Henry’s work explores the power of fiction through photography. Inspired by the politics and culture of 1960s and 70s America (the subject of his ongoing doctoral thesis), Henry’s art is driven by an attention to style and characterisation, each photograph beautifully designed, composed, and executed. Every project is underpinned by a narrative: Henry creates fictional scenes, each one storyboarded and built around dressed locations or sets, and peopled by actors who are directed by Henry. Yet the result is far greater than a glossy film snapshot: every image tells a story, through exceptional attention to detail, a deft sensitivity to light, colour and composition, and the conceptual rigour that feeds his aesthetic. As he articulates, his work “plays with fragments of American photography, cinema and literature to explore underlying ideological concerns.”
The ‘Twin Palms’ series perfectly encapsulates this collaging of cultural fragments: highly stylised and visually breathtaking, the photographs expertly merge familiar tropes from midcentury American culture, to create Henry’s distinctive aesthetic.

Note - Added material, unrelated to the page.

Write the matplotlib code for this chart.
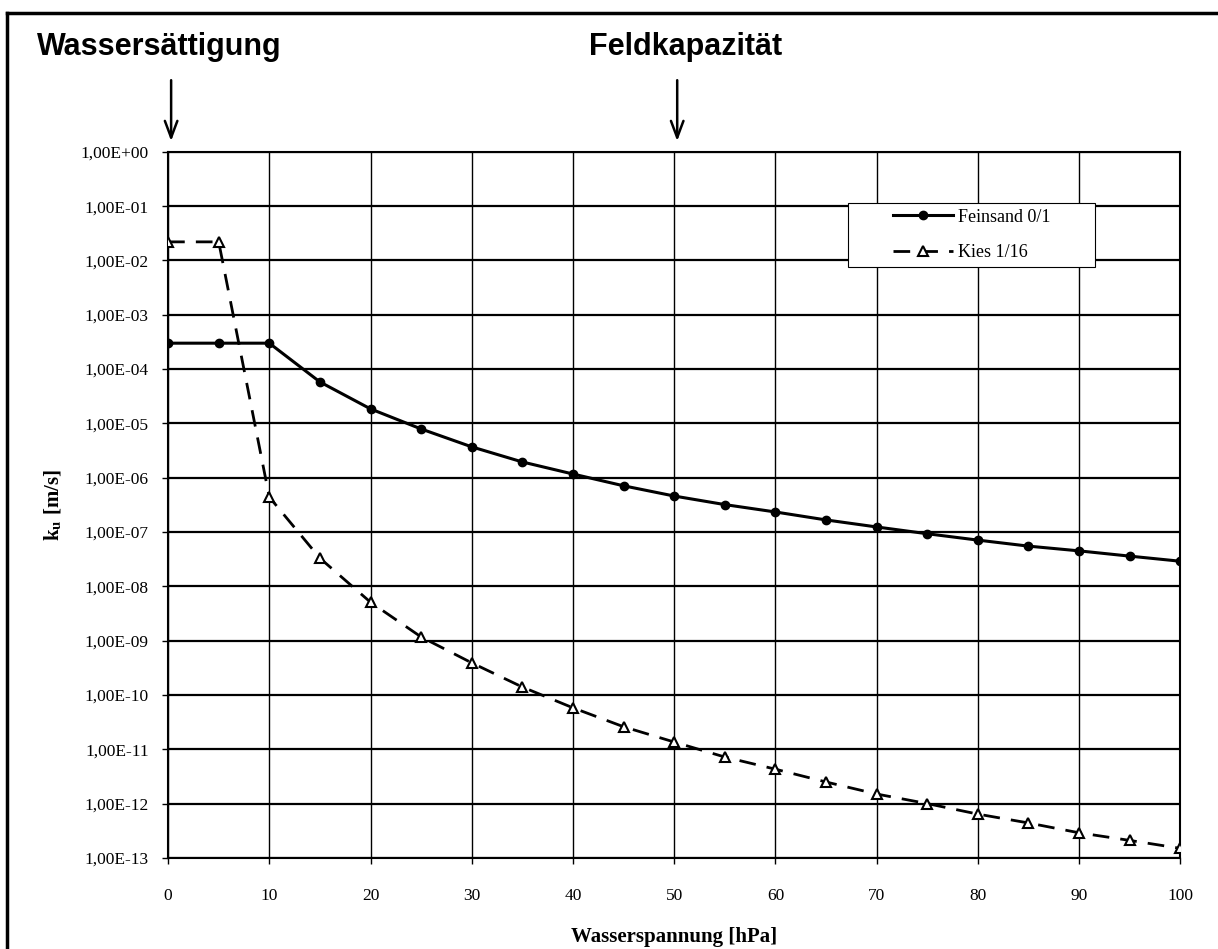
import numpy as np
import matplotlib
matplotlib.use("Agg")
import matplotlib.pyplot as plt
from matplotlib.ticker import FixedLocator, FuncFormatter, NullLocator
from matplotlib.lines import Line2D
from matplotlib.patches import Rectangle

plt.rcParams['font.family'] = ['Liberation Serif', 'DejaVu Serif']
plt.rcParams['mathtext.fontset'] = 'stix'

# water tension [hPa]
tension = [0, 5, 10, 15, 20, 25, 30, 35, 40, 45, 50,
           55, 60, 65, 70, 75, 80, 85, 90, 95, 100]

# unsaturated conductivity k_u [m/s]
feinsand = [3.0e-4, 3.0e-4, 3.0e-4, 5.8e-5, 1.85e-5, 7.9e-6, 3.7e-6, 1.95e-6,
            1.17e-6, 7.1e-7, 4.6e-7, 3.2e-7, 2.34e-7, 1.67e-7, 1.24e-7, 9.3e-8,
            7.1e-8, 5.5e-8, 4.5e-8, 3.6e-8, 2.9e-8]
kies = [2.2e-2, 2.2e-2, 4.4e-7, 3.3e-8, 5.1e-9, 1.17e-9, 3.9e-10, 1.4e-10,
        5.8e-11, 2.6e-11, 1.36e-11, 7.2e-12, 4.3e-12, 2.5e-12, 1.5e-12, 1.0e-12,
        6.4e-13, 4.4e-13, 2.9e-13, 2.1e-13, 1.5e-13]

x_ticks = list(range(0, 101, 10))
y_ticks = [10.0 ** e for e in range(0, -14, -1)]

fig = plt.figure(figsize=(12.18, 9.49), dpi=100)
ax = fig.add_axes([0.138, 0.096, 0.831, 0.744])

ax.plot(tension, feinsand, color='black', lw=2.2, marker='o', ms=6,
        label='Feinsand 0/1', zorder=4)
ax.plot(tension, kies, color='black', lw=2.0, ls=(0, (6, 4)), marker='^', ms=7,
        mfc='white', mec='black', mew=1.5, label='Kies 1/16', zorder=4)

ax.set_yscale('log')
ax.set_xlim(0, 100)
ax.set_ylim(1e-13, 1)
ax.xaxis.set_major_locator(FixedLocator(x_ticks))
ax.yaxis.set_major_locator(FixedLocator(y_ticks))
ax.yaxis.set_minor_locator(NullLocator())
ax.yaxis.set_major_formatter(FuncFormatter(lambda v, p: f"{v:.2E}".replace('.', ',')))

# grid: heavy horizontals, thin verticals
ax.grid(axis='y', color='black', lw=1.6)
ax.grid(axis='x', color='black', lw=1.0)
ax.set_axisbelow(True)
for s in ax.spines.values():
    s.set_linewidth(1.5)

ax.tick_params(axis='both', direction='out', length=4, width=1, labelsize=12.5)
ax.tick_params(axis='x', pad=18)
ax.tick_params(axis='y', pad=10)

ax.set_xlabel('Wasserspannung [hPa]', fontsize=15, fontweight='bold', labelpad=16)
ax.set_ylabel(r'k$_{\mathbf{u}}$ [m/s]', fontsize=15, fontweight='bold', labelpad=12)

# legend box (wide, white, covers the grid)
ax.add_patch(Rectangle((0.672, 0.837), 0.244, 0.091, transform=ax.transAxes,
                       facecolor='white', edgecolor='black', lw=0.8, zorder=5))
leg = ax.legend(loc='center', bbox_to_anchor=(0.794, 0.8825), fontsize=13,
                frameon=False, handlelength=3.3, handletextpad=0.3,
                labelspacing=1.0)
leg.set_zorder(6)

# annotations above the plot
for xv, txt, tx in [(0, 'Wassersättigung', 0.131), (50, 'Feldkapazität', 0.563)]:
    fig.text(tx, 0.951, txt, fontsize=22, fontweight='bold',
             family=['Liberation Sans', 'DejaVu Sans'], ha='center', va='center')
    ax.annotate('', xy=(xv + 0.3, 1.4), xycoords='data',
                xytext=(xv + 0.3, 10 ** 1.37), textcoords='data',
                annotation_clip=False,
                arrowprops=dict(arrowstyle='->,head_length=1.2,head_width=0.45',
                                color='black', lw=1.8))

# outer frame (left and top edges visible)
fig.add_artist(Line2D([7 / 1218, 7 / 1218], [0, 1 - 13 / 949], color='black', lw=2.5))
fig.add_artist(Line2D([7 / 1218, 1], [1 - 13 / 949, 1 - 13 / 949], color='black', lw=2.5))

fig.savefig('out.png', dpi=100)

Although light and colour are at the heart of the images, the project is decidedly dark: a juxtapositional line that Henry treads with astonishing sensitivity. The sugar-coated homes of the housewives - filled with every item and ornament they could ever desire, decked out in stylish trimmings, and dripping with money at every turn - represent the deeply restrictive, gender polarised society from which Henry draws: witness ‘Portia’s Cake’, going up in flames in her pristine living room, an apt symbol for the frustration of the aimless housewife; or Wilma alone in her tub, surrounded by beer cans, as she drinks her way through the meaningless day.
Henry’s work reminds us that we’ve come a long way, but that there’s still so much further to go. We’re used to seeing seductive women in contemporary art (in art through ages, for that matter), but not often in a form that drives home the kind of political messages enshrined within Twin Palms. For all the bleak undertones, the series offers a grain of optimism: perhaps eventually, Henry muses, “the concept of gender will evolve to the point that one day we might look back in mockery in just the same way.”